**EXERCISE TASK**.
Do not repeat pictures. Repeat exactly the lines of the listing below from its first line through the line with "d3.scaleLinear().domain([1, 4]).range([plot.bottom, plot.top]);".
** BEGIN DATA SHOWN **
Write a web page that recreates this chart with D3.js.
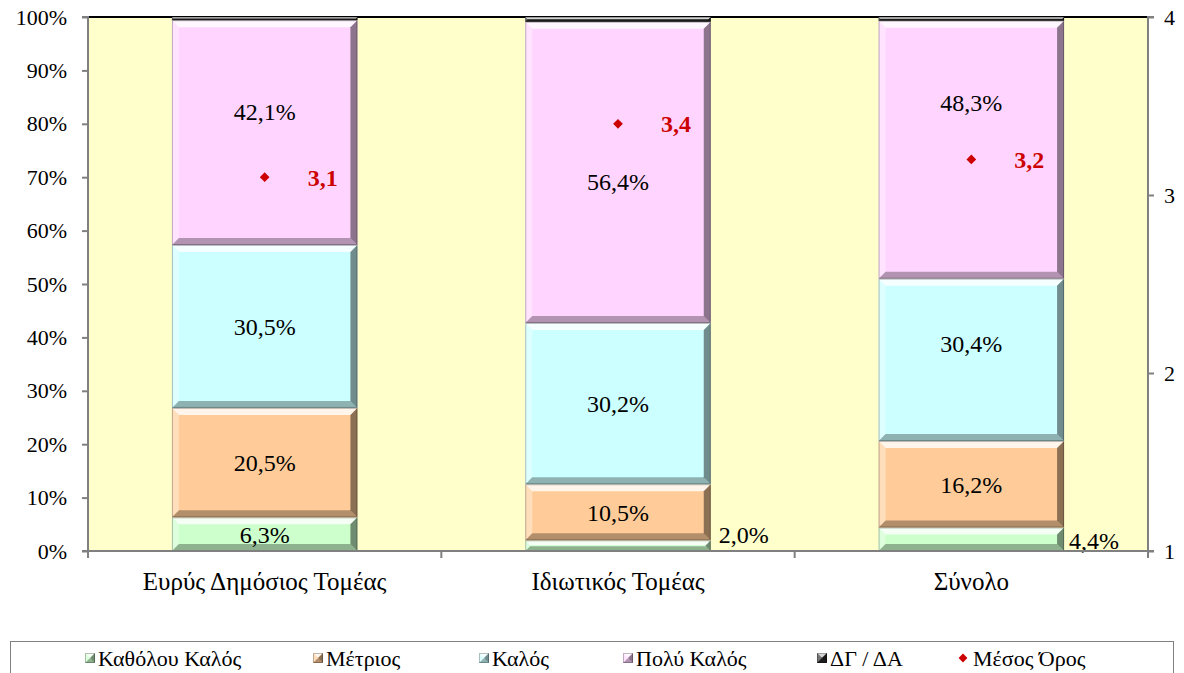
<!DOCTYPE html>
<html>
<head>
<meta charset="utf-8">
<script src="https://cdn.jsdelivr.net/npm/d3@7"></script>
<style>
  body { margin: 0; background: #fff; }
  text { font-family: "Liberation Serif", "Times New Roman", serif; }
</style>
</head>
<body>
<div id="chart"></div>
<script>
// data
const categories = ["Ευρύς Δημόσιος Τομέας", "Ιδιωτικός Τομέας", "Σύνολο"];
const seriesNames = ["Καθόλου Καλός", "Μέτριος", "Καλός", "Πολύ Καλός", "ΔΓ / ΔΑ"];
const katholou = [6.3, 2.0, 4.4];
const metrios = [20.5, 10.5, 16.2];
const kalos = [30.5, 30.2, 30.4];
const polyKalos = [42.1, 56.4, 48.3];
const dgda = [0.6, 0.9, 0.7];
const mesosOros = [3.1, 3.4, 3.2];
const leftTicks = [0, 10, 20, 30, 40, 50, 60, 70, 80, 90, 100];
const rightTicks = [1, 2, 3, 4];
// labels that were moved by hand in the original (value units, %)
const labelAt = [
  [null, null, null, 82.2, null],
  [null, null, null, 69.1, null],
  [null, null, 38.8, 83.9, null]
];

const colors = ["#CCFFCC", "#FFCC99", "#CCFFFF", "#FFD5FF", "#2a2a2a"];

const W = 1184, H = 673;
const plot = { left: 88, right: 1148, top: 17, bottom: 551 };

const svg = d3.select("#chart").append("svg")
  .attr("width", W).attr("height", H);

const x = d3.scaleBand()
  .domain(categories)
  .range([plot.left, plot.right])
  .paddingInner(0.475)
  .paddingOuter(0.2375);

const xCat = d3.scaleBand().domain(categories).range([plot.left, plot.right]);

const y = d3.scaleLinear().domain([0, 100]).range([plot.bottom, plot.top]);
const y2 = d3.scaleLinear().domain([1, 4]).range([plot.bottom, plot.top]);

// plot area
svg.append("rect")
  .attr("x", plot.left).attr("y", plot.top)
  .attr("width", plot.right - plot.left).attr("height", plot.bottom - plot.top)
  .attr("fill", "#FFFFCC");
svg.append("line")
  .attr("x1", plot.left).attr("x2", plot.right)
  .attr("y1", plot.top).attr("y2", plot.top)
  .attr("stroke", "#000").attr("stroke-width", 2);

const seriesValues = [katholou, metrios, kalos, polyKalos, dgda];
const stackData = categories.map((c, i) => {
  const row = { cat: c };
  seriesNames.forEach((s, j) => row[s] = seriesValues[j][i]);
  return row;
});
const stack = d3.stack().keys(seriesNames)(stackData);

// bevelled segment drawing
function bevel(g, x0, y0, w, h, color) {
  const b = Math.min(7, h / 2.2, w / 2.2);
  g.append("rect").attr("x", x0).attr("y", y0).attr("width", w).attr("height", h)
    .attr("fill", color);
  const x1 = x0 + w, y1 = y0 + h;
  const faces = [
    { pts: [[x0, y0], [x1, y0], [x1 - b, y0 + b], [x0 + b, y0 + b]], fill: "#fff", op: 0.8 },
    { pts: [[x0, y0], [x0 + b, y0 + b], [x0 + b, y1 - b], [x0, y1]], fill: "#fff", op: 0.35 },
    { pts: [[x1, y0], [x1, y1], [x1 - b, y1 - b], [x1 - b, y0 + b]], fill: "#000", op: 0.45 },
    { pts: [[x0, y1], [x0 + b, y1 - b], [x1 - b, y1 - b], [x1, y1]], fill: "#000", op: 0.3 }
  ];
  faces.forEach(f => g.append("polygon")
    .attr("points", f.pts.map(p => p.join(",")).join(" "))
    .attr("fill", f.fill).attr("opacity", f.op));
  g.append("rect").attr("x", x0 + 0.5).attr("y", y0 + 0.5).attr("width", w - 1).attr("height", Math.max(0, h - 1))
    .attr("fill", "none").attr("stroke", "#000").attr("stroke-opacity", 0.25);
}

const bars = svg.append("g");
stack.forEach((layer, j) => {
  layer.forEach((d, i) => {
    const x0 = x(categories[i]);
    const yTop = y(d[1]), yBot = y(d[0]);
    bevel(bars, x0, yTop, x.bandwidth(), yBot - yTop, colors[j]);
  });
});

// data labels
const labels = svg.append("g").attr("font-size", 24).attr("fill", "#000");
stack.forEach((layer, j) => {
  if (j === 4) return;
  layer.forEach((d, i) => {
    const v = seriesValues[j][i];
    const txt = d3.format(".1f")(v).replace(".", ",") + "%";
    if (v < 5) {
      labels.append("text")
        .attr("x", x(categories[i]) + x.bandwidth() + (i === 2 ? 5 : 8))
        .attr("y", y(d[0]) - 16 + (i === 2 ? 6 : 0))
        .attr("dy", "0.35em")
        .text(txt);
    } else {
      const pos = labelAt[i][j] != null ? labelAt[i][j] : (d[0] + d[1]) / 2;
      labels.append("text")
        .attr("x", x(categories[i]) + x.bandwidth() / 2)
        .attr("y", y(pos))
        .attr("dy", "0.35em")
        .attr("text-anchor", "middle")
        .text(txt);
    }
  });
});

// mean markers
const diamond = d3.symbol().type(d3.symbolDiamond2).size(60);
mesosOros.forEach((m, i) => {
  const cx = x(categories[i]) + x.bandwidth() / 2;
  svg.append("path").attr("d", diamond)
    .attr("transform", `translate(${cx},${y2(m)})`)
    .attr("fill", "#CC0000");
  svg.append("text")
    .attr("x", cx + 58).attr("y", y2(m)).attr("dy", "0.35em")
    .attr("text-anchor", "middle")
    .attr("font-size", 24).attr("font-weight", "bold").attr("fill", "#CC0000")
    .text(d3.format(".1f")(m).replace(".", ","));
});

// axes
const axisColor = "#808080";
const leftAxis = svg.append("g").attr("transform", `translate(${plot.left},0)`)
  .call(d3.axisLeft(y).tickValues(leftTicks).tickSize(6).tickPadding(15).tickFormat(d => d + "%"));
const rightAxis = svg.append("g").attr("transform", `translate(${plot.right},0)`)
  .call(d3.axisRight(y2).tickValues(rightTicks).tickSize(6).tickPadding(10).tickFormat(d3.format("d")));
const bottomAxis = svg.append("g").attr("transform", `translate(0,${plot.bottom})`)
  .call(d3.axisBottom(xCat).tickSize(0).tickPadding(21));

[leftAxis, rightAxis, bottomAxis].forEach(a => {
  a.select(".domain").attr("stroke", axisColor).attr("stroke-width", 2);
  a.selectAll(".tick line").attr("stroke", axisColor).attr("stroke-width", 2);
  a.selectAll("text").attr("font-size", 22).attr("fill", "#000")
    .attr("font-family", "'Liberation Serif', 'Times New Roman', serif");
});
bottomAxis.selectAll("text").attr("font-size", 25);
leftAxis.select(".domain").attr("d", `M-6,${plot.top}H0V${plot.bottom}H-6`);
rightAxis.select(".domain").attr("d", `M6,${plot.top}H0V${plot.bottom}H6`);
bottomAxis.select(".domain").attr("d", `M${plot.left},0H${plot.right}`);

// category boundary ticks
const bounds = categories.map(c => xCat(c)).concat([plot.right]);
svg.append("g").selectAll("line").data(bounds).join("line")
  .attr("x1", d => d).attr("x2", d => d)
  .attr("y1", plot.bottom).attr("y2", plot.bottom + 7)
  .attr("stroke", axisColor).attr("stroke-width", 2);

// legend
const legendItems = seriesNames.concat(["Μέσος Όρος"]);
const legendX = [90, 318, 484, 628, 822, 960];
const legend = svg.append("g");
legend.append("rect")
  .attr("x", 10.5).attr("y", 641.5).attr("width", 1163).attr("height", 45)
  .attr("fill", "#fff").attr("stroke", "#808080");
legendItems.forEach((name, k) => {
  const lx = legendX[k], ly = 658;
  if (k < 5) {
    bevel(legend, lx - 5, ly - 5, 10, 10, colors[k]);
  } else {
    legend.append("path").attr("d", d3.symbol().type(d3.symbolDiamond2).size(50))
      .attr("transform", `translate(${lx + 3},${ly})`).attr("fill", "#CC0000");
  }
  legend.append("text").attr("x", lx + (k < 5 ? 8 : 13)).attr("y", ly).attr("dy", "0.35em")
    .attr("font-size", 22).text(name);
});
</script>
</body>
</html>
** END DATA SHOWN **
**RESULT BELOW**.
Write a web page that recreates this chart with D3.js.
<!DOCTYPE html>
<html>
<head>
<meta charset="utf-8">
<script src="https://cdn.jsdelivr.net/npm/d3@7"></script>
<style>
  body { margin: 0; background: #fff; }
  text { font-family: "Liberation Serif", "Times New Roman", serif; }
</style>
</head>
<body>
<div id="chart"></div>
<script>
// data
const categories = ["Ευρύς Δημόσιος Τομέας", "Ιδιωτικός Τομέας", "Σύνολο"];
const seriesNames = ["Καθόλου Καλός", "Μέτριος", "Καλός", "Πολύ Καλός", "ΔΓ / ΔΑ"];
const katholou = [6.3, 2.0, 4.4];
const metrios = [20.5, 10.5, 16.2];
const kalos = [30.5, 30.2, 30.4];
const polyKalos = [42.1, 56.4, 48.3];
const dgda = [0.6, 0.9, 0.7];
const mesosOros = [3.1, 3.4, 3.2];
const leftTicks = [0, 10, 20, 30, 40, 50, 60, 70, 80, 90, 100];
const rightTicks = [1, 2, 3, 4];
// labels that were moved by hand in the original (value units, %)
const labelAt = [
  [null, null, null, 82.2, null],
  [null, null, null, 69.1, null],
  [null, null, 38.8, 83.9, null]
];

const colors = ["#CCFFCC", "#FFCC99", "#CCFFFF", "#FFD5FF", "#2a2a2a"];

const W = 1184, H = 673;
const plot = { left: 88, right: 1148, top: 17, bottom: 551 };

const svg = d3.select("#chart").append("svg")
  .attr("width", W).attr("height", H);

const x = d3.scaleBand()
  .domain(categories)
  .range([plot.left, plot.right])
  .paddingInner(0.475)
  .paddingOuter(0.2375);

const xCat = d3.scaleBand().domain(categories).range([plot.left, plot.right]);

const y = d3.scaleLinear().domain([0, 100]).range([plot.bottom, plot.top]);
const y2 = d3.scaleLinear().domain([1, 4]).range([plot.bottom, plot.top]);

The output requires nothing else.